When Ostrom compared the ancient horse's osteocalcin with that of three modern equine species-a horse, a zebra, and a donkey-Ostrom found that the peptide sequences of all four were identical. "That tells us there hasn't been a lot of evolutionary change from zebra to donkey to horse," she said.
Collins similarly compared osteocalcin from 75,000-year-old Neanderthal fossils with that of a modern human, a gorilla, a chimpanzee, and an orangutan (Proc. Natl. Acad. Sci. USA 2005, 102, 4413). The sequences of Neanderthals and humans were exactly the same but differed from those of the primates.
From an evolutionary standpoint, the osteocalcin sequence has proven to be highly conserved during time frames that have been investigated thus far. That doesn't mean the technique hasn't yielded insights. Collins, for example, used osteocalcin sequence analysis to determine if a set of prehistoric bones came from sheep or goats. Although the bones of sheep and goats are similar, the animal husbandry of sheep differed greatly from that of goats in prehistoric times. Correctly identifying the remains was important for archaeologists trying to draw conclusions about the site where the remains were found.
Ostrom admits that while proteins are not as informative as DNA, they still provide scientists with molecular clues. "Even if there's only partial information, it's still going to tell us something," she said.
Collins pointed out that the molecular structure of ancient proteins also can provide valuable information. By examining how the amino acids degrade, through racemization or oxidation, for example, his lab is working out a method of telling the fossil's chemical age.

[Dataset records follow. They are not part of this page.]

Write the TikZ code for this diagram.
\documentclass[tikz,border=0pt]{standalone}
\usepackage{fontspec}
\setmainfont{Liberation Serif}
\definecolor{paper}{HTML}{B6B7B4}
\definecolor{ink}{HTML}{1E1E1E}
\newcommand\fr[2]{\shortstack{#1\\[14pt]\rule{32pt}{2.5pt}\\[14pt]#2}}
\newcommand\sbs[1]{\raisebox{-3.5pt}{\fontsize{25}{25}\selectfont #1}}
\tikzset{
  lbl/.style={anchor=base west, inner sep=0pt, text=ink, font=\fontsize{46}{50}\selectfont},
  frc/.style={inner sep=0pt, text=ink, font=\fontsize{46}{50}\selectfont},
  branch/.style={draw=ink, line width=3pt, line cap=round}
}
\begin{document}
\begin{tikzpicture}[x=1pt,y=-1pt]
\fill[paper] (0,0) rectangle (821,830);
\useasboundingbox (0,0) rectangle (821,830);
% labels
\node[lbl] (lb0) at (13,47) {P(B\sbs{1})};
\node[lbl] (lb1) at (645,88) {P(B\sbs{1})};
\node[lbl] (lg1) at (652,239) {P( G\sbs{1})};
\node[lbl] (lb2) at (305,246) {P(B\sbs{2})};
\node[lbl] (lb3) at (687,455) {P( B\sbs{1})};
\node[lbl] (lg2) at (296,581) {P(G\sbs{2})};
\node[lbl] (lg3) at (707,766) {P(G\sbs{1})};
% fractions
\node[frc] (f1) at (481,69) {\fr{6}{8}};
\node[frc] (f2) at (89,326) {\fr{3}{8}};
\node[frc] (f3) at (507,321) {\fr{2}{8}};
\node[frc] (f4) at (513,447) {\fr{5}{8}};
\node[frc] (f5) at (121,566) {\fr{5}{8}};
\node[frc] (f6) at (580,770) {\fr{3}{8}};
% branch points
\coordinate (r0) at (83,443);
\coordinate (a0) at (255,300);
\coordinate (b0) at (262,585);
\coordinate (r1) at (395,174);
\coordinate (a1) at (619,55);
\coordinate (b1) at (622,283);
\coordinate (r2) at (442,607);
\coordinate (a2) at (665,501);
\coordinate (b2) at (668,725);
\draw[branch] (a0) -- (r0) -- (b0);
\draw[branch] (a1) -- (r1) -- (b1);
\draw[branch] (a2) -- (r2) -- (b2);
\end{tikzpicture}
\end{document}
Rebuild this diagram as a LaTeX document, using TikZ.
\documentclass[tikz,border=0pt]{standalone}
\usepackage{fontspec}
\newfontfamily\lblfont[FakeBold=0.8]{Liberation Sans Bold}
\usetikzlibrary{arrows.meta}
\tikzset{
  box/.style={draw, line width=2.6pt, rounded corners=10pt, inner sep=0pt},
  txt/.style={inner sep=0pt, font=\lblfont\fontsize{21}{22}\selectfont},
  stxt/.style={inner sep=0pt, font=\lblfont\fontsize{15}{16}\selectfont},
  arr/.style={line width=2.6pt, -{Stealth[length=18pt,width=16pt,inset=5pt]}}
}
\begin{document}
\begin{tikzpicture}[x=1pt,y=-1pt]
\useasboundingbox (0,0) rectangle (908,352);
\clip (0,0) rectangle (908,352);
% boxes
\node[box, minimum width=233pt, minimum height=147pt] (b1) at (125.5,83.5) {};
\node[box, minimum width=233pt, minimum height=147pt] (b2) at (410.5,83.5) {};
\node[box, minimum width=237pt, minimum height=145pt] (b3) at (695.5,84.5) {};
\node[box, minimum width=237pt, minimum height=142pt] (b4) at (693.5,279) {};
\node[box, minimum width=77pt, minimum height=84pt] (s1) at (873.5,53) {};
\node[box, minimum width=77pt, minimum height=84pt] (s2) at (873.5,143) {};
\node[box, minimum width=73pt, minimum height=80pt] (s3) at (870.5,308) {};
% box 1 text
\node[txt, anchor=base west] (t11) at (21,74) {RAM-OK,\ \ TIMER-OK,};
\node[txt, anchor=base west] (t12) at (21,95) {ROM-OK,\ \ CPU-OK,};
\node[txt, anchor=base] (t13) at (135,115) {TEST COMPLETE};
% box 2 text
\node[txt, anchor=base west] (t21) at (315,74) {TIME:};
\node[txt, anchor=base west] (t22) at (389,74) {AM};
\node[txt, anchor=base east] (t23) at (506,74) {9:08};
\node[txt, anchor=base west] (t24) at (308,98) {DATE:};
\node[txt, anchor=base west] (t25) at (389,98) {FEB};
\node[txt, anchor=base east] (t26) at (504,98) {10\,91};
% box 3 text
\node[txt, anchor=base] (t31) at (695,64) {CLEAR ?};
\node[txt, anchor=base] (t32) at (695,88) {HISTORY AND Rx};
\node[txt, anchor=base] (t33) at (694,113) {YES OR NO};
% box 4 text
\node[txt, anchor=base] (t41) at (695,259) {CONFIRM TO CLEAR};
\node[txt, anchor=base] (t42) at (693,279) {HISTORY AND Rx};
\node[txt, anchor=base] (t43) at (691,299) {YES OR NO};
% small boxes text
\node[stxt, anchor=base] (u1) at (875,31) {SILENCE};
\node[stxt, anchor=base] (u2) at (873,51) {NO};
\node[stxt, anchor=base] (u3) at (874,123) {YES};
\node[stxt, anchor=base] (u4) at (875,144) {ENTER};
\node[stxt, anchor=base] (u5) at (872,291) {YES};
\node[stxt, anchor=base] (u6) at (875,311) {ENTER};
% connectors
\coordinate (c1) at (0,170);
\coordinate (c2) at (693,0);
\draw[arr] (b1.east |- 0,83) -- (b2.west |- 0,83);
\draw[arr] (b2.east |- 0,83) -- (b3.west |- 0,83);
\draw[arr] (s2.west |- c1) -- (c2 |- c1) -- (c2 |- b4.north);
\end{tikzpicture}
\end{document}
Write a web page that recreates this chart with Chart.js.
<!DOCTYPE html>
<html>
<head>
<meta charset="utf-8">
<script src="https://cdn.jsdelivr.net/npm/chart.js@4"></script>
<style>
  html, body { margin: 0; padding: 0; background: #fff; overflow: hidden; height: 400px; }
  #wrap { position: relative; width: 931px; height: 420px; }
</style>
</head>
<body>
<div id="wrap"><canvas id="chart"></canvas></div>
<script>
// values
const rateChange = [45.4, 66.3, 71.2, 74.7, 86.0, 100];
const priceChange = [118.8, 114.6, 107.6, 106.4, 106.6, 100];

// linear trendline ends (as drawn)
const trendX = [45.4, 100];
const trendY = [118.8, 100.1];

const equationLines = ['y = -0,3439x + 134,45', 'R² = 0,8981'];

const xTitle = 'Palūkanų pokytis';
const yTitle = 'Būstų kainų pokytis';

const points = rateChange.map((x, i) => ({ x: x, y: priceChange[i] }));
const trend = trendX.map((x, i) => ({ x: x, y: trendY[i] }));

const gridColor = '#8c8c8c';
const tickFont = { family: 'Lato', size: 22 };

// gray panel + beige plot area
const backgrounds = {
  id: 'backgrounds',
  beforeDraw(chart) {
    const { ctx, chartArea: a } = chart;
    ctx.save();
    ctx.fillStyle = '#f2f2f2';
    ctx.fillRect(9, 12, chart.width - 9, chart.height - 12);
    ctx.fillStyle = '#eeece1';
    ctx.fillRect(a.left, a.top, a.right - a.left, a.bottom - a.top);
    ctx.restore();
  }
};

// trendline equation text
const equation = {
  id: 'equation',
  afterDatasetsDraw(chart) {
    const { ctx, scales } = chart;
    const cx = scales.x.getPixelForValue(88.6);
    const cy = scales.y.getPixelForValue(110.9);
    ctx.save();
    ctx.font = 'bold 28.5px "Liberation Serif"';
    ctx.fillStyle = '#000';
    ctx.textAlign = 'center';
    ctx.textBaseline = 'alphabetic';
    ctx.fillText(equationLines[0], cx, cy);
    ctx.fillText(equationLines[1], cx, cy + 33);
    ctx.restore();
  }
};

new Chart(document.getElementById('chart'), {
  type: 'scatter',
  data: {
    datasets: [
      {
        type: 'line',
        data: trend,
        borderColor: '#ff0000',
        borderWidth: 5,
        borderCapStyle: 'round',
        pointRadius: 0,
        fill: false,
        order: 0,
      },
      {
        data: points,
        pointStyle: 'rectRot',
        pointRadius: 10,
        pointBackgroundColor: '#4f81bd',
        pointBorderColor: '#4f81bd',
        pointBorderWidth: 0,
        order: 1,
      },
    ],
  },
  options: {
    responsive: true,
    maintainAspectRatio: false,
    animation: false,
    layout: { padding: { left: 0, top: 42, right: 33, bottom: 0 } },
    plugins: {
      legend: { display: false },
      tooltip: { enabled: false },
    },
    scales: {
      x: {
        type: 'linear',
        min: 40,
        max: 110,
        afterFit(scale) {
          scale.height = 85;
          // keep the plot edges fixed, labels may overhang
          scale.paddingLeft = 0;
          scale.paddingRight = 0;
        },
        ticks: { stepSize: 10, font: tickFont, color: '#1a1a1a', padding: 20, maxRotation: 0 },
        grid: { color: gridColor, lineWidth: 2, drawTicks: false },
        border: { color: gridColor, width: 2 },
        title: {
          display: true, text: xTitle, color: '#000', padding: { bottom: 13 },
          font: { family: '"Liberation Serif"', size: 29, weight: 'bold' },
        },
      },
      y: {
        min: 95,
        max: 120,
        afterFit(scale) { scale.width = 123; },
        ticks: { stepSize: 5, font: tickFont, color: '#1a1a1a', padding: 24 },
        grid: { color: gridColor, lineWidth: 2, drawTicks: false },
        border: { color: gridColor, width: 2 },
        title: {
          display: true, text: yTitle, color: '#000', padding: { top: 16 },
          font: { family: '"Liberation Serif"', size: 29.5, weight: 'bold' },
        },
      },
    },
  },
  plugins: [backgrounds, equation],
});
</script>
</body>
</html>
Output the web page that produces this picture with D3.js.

"From a chemist's point of view, these ancient proteins are very interesting because you can see all types of modification," said Philip C. Andrews, a professor of biological chemistry at the University of Michigan Medical School who collaborates with Ostrom. "Mass spectrometry has changed incredibly in the last 10 years. We have dramatically increased sensitivity and accuracy, and we have new fragmentation technology that we did not have 10 years ago or even five years ago."
"In the early 1990s, we couldn't have done these experiments on modern proteins, let alone ancient ones," Ostrom added.
Hoping to observe more prominent evolutionary changes in the molecular record, scientists are trying to expand the technique to look at older proteins and proteins that evolve more quickly than osteocalcin. Ostrom is trying to sequence osteocalcin from a 7 million-year-old equine tooth.
One recent, related report about soft tissue extracted from a 68 million-year-old Tyrannosaurus rex has researchers particularly excited: When paleontologist Mary H. Schweitzer of North Carolina State University dissolved mineralized bone fragments from the dinosaur, she found what seemed to be blood vessels and osteocytes-cells found in mature bone (Science 2005, 307, 1952). Sequencing proteins from this material could provide fascinating insights.
Paleoproteomics has huge potential for applications, Collins said. "We're very excited about the possibilities of getting into some interesting stuff."